EXERCISE TASK> Write out, word for word, only the data from its first line to the line containing "fig = go.Figure()".

—————

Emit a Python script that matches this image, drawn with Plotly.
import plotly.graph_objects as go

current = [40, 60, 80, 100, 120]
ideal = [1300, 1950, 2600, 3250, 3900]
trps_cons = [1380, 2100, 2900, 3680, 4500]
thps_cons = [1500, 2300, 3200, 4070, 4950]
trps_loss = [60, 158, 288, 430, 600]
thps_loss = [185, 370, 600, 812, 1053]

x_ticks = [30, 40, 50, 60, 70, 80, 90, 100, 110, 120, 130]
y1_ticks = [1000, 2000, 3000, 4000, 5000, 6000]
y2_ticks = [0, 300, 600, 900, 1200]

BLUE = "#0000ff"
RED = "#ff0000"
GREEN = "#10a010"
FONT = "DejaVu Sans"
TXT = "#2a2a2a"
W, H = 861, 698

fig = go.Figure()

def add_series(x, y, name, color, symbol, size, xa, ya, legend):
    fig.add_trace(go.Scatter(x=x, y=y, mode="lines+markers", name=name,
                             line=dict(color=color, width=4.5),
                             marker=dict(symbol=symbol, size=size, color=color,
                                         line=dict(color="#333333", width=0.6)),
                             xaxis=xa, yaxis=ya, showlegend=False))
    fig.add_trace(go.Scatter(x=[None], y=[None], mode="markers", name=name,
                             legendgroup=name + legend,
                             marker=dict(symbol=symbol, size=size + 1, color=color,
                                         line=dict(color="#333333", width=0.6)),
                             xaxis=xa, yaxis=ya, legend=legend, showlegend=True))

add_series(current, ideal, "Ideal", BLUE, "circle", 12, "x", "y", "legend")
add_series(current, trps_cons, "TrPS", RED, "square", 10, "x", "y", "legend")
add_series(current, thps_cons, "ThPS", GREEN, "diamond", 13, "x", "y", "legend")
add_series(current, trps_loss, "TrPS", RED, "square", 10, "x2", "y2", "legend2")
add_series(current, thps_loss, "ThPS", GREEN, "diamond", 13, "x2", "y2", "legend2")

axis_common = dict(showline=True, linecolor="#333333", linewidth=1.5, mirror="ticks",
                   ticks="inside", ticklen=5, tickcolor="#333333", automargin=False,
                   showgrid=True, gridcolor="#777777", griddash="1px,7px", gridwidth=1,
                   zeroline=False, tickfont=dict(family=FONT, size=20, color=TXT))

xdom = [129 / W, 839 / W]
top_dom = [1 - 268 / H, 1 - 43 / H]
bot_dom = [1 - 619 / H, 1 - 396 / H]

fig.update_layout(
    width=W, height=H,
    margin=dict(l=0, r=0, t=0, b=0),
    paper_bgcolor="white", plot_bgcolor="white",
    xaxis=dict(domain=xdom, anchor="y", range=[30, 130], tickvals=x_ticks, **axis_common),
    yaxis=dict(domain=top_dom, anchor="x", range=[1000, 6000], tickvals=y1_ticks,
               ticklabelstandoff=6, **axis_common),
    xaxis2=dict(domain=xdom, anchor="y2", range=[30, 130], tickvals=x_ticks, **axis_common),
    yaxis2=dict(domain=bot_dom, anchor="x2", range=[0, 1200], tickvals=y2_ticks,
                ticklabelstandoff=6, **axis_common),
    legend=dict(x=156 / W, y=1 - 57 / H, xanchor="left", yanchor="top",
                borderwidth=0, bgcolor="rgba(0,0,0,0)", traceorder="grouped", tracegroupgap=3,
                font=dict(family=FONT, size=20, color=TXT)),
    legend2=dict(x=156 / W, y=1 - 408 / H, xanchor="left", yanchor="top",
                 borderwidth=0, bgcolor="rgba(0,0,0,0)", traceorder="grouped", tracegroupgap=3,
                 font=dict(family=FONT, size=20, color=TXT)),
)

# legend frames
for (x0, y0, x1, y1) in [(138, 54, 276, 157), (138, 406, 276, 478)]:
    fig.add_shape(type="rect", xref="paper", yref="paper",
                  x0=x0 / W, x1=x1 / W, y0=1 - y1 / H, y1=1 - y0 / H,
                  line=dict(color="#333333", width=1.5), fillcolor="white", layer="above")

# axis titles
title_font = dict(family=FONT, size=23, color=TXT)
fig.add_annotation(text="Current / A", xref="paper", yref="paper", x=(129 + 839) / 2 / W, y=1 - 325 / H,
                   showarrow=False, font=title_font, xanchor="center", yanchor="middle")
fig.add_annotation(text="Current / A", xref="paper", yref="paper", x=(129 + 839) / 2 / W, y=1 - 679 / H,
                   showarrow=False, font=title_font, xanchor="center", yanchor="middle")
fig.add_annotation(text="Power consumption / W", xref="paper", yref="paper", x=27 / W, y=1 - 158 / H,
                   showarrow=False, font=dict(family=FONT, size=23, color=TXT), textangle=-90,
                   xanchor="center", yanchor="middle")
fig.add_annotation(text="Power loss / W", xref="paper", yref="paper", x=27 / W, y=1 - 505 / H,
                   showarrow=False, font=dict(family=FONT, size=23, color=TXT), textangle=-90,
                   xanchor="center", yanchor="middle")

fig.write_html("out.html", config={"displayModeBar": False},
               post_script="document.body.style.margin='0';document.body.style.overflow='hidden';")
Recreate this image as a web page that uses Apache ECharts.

—————

RESPONSE TO THIS EXERCISE>
Emit a Python script that matches this image, drawn with Plotly.
import plotly.graph_objects as go

current = [40, 60, 80, 100, 120]
ideal = [1300, 1950, 2600, 3250, 3900]
trps_cons = [1380, 2100, 2900, 3680, 4500]
thps_cons = [1500, 2300, 3200, 4070, 4950]
trps_loss = [60, 158, 288, 430, 600]
thps_loss = [185, 370, 600, 812, 1053]

x_ticks = [30, 40, 50, 60, 70, 80, 90, 100, 110, 120, 130]
y1_ticks = [1000, 2000, 3000, 4000, 5000, 6000]
y2_ticks = [0, 300, 600, 900, 1200]

BLUE = "#0000ff"
RED = "#ff0000"
GREEN = "#10a010"
FONT = "DejaVu Sans"
TXT = "#2a2a2a"
W, H = 861, 698

fig = go.Figure()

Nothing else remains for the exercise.